I’ve recently done some talks for my schools cybersecurity club, and now I want to edit them.
My actual video editing needs are very simple, I just need to clip parts of the video out, which basically every editor can do, as per my understanding.
However, my videos were recorded from my phone, and I don’t have a presentation mic or anything of the sort, meaning background noise, including people talking has slipped in. From my understanding, it’s trivial to filter out general noise from audio, as human voices have a specific frequency, even “live”, like during recording or during a game, but filtering voices is harder.
However, it seems that AI can do this:
https://scribe.rip/axinc-ai/voicefilter-targeted-voice-separation-model-6fe6f85309ea
Although, it seems to only work on .wav audio files, meaning I would need to separate out the audio track first, convert it to wav, and then re merge it back in.
Before I go learning how to do this, I’m wondering if there is already an existing FOSS video editor, or plugin to an editor that lets me filter the video itself, or a similar software that works on the audio of videos.
The technique you linked is, even at a couple years old, a pretty cutting-edge technique.
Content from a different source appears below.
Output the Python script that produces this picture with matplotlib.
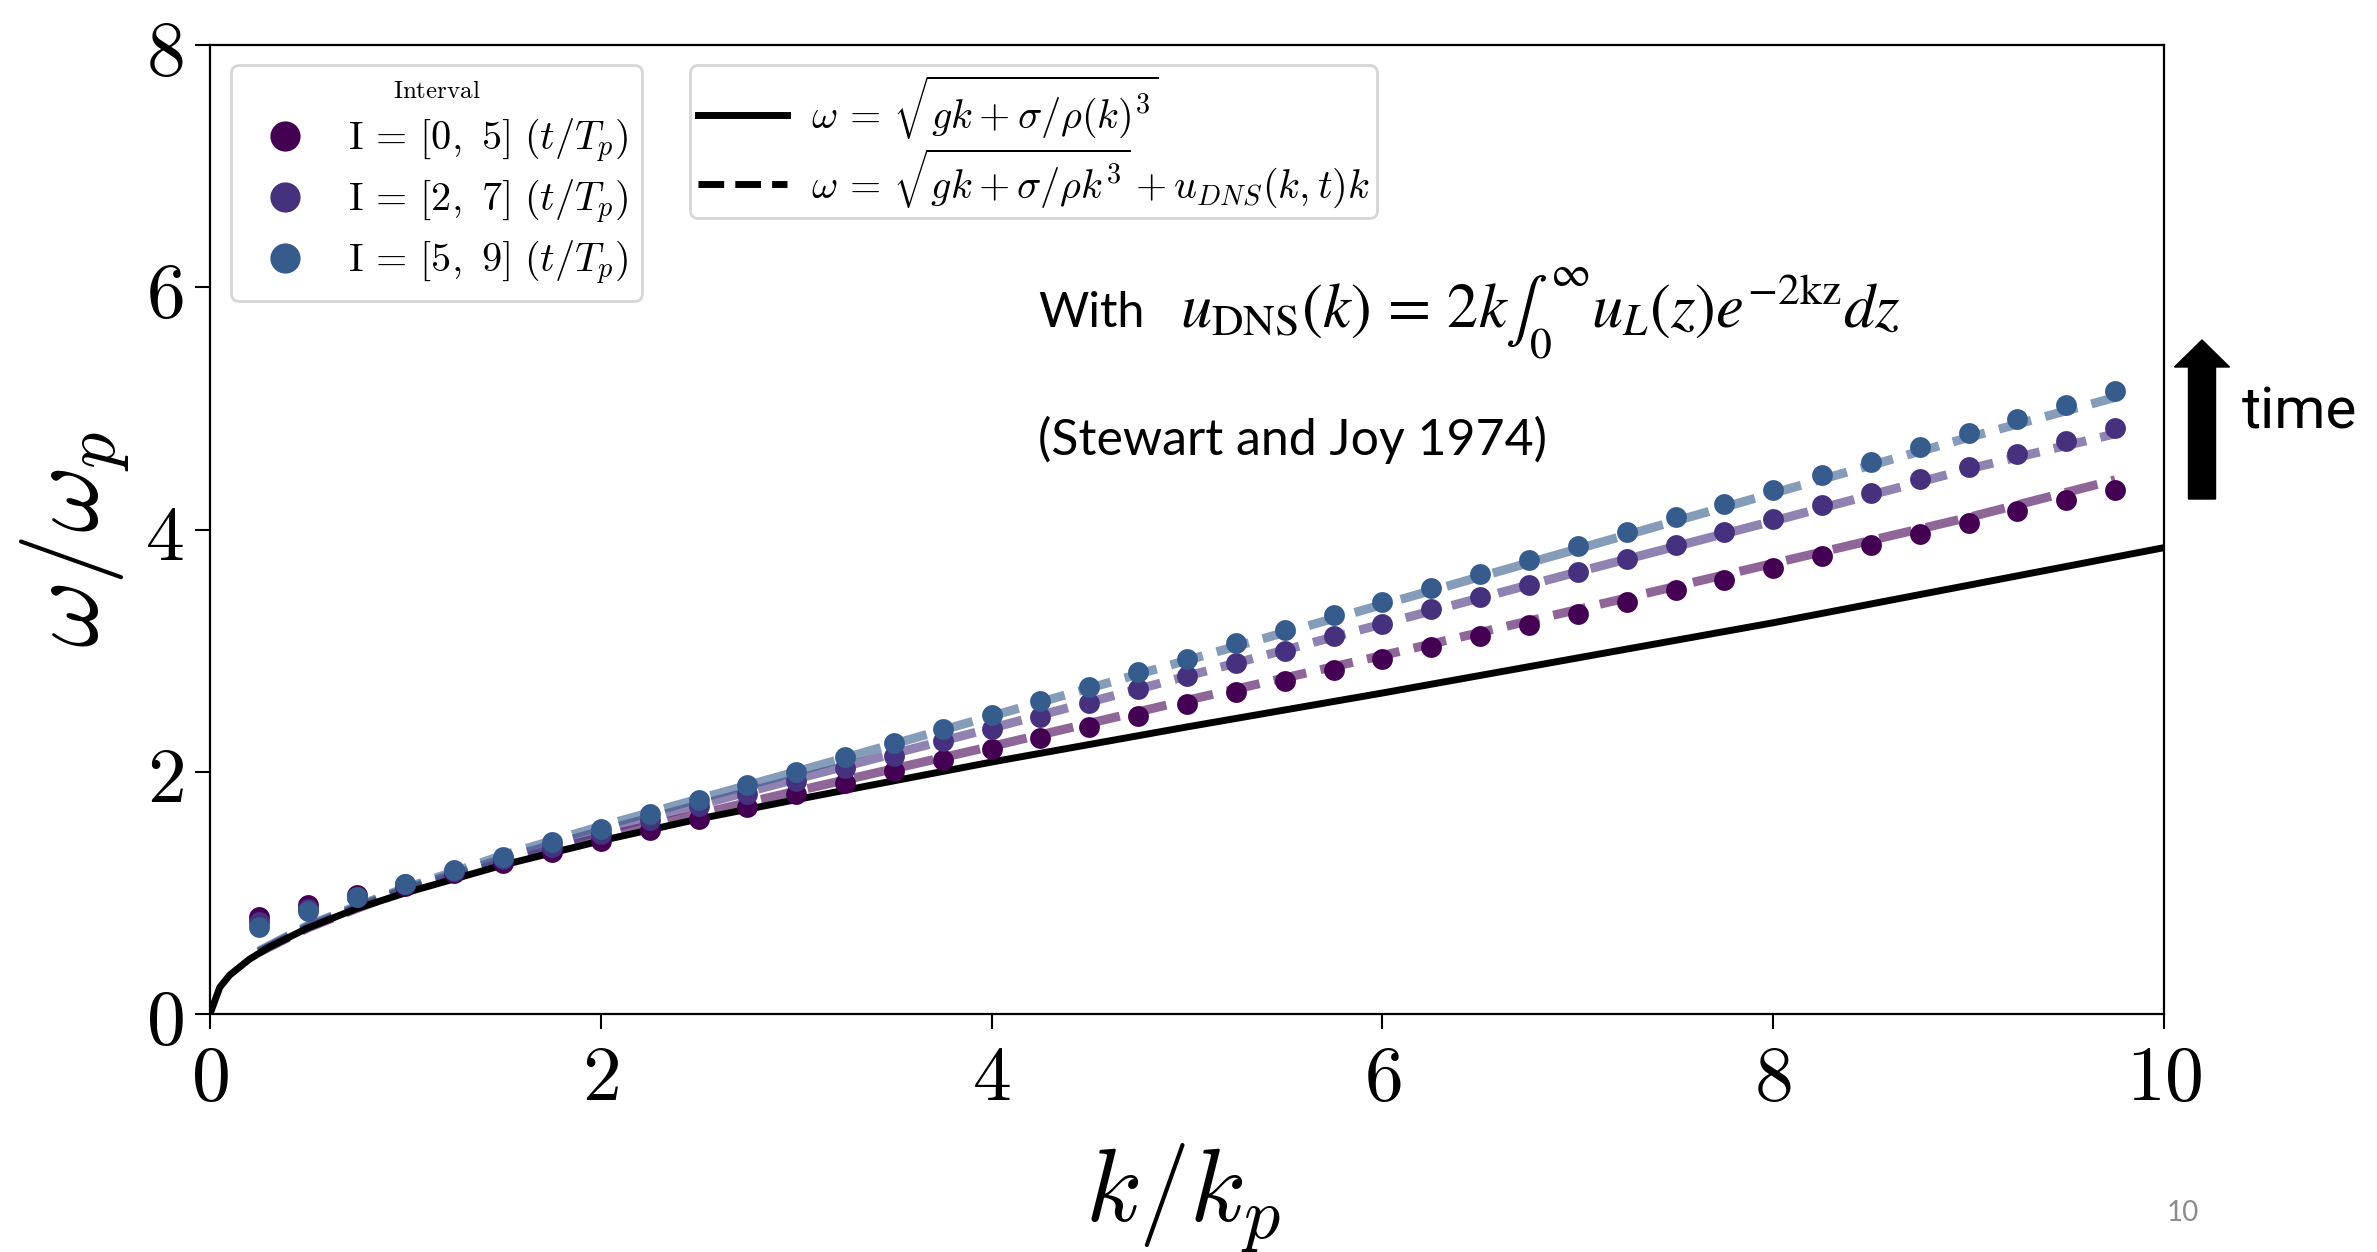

You aren’t going to find it or something similar in any video editing software. Maybe someone’s made a plugin for one if you are lucky.
However, there are a lot of free tools that make it easy to split or rejoin audio and video, and convert it between different formats.
Id recommend:
- Audacity if you want a GUI
- FFMPEG if you want a command line tool
- VLC can also do a lot of conversions FFMPEG does if you dig through its features (it’s basically a GUI wrapper for FFMPEG)
Any AI solution you find is probably going to be command line / python and is going to require some debugging of your python environment and dependencies to get it working. And that means yes, you will need to separate the audio and video tracks and then recombine them. For that kind of work, I’m only familiar with Linux tools. I’ve used a tool called Vidcutter that is buggy, but powerful and has a semi intuitive gui.
That said, the results from those AI tools can be a powerful game changer if you can figure them out.
It’s possible that there’s a reason it requires lossless audio, in that it requires uncompressed signal to work. For instance, if the ML model is trained on uncompressed data, it may need audio which has never been compressed.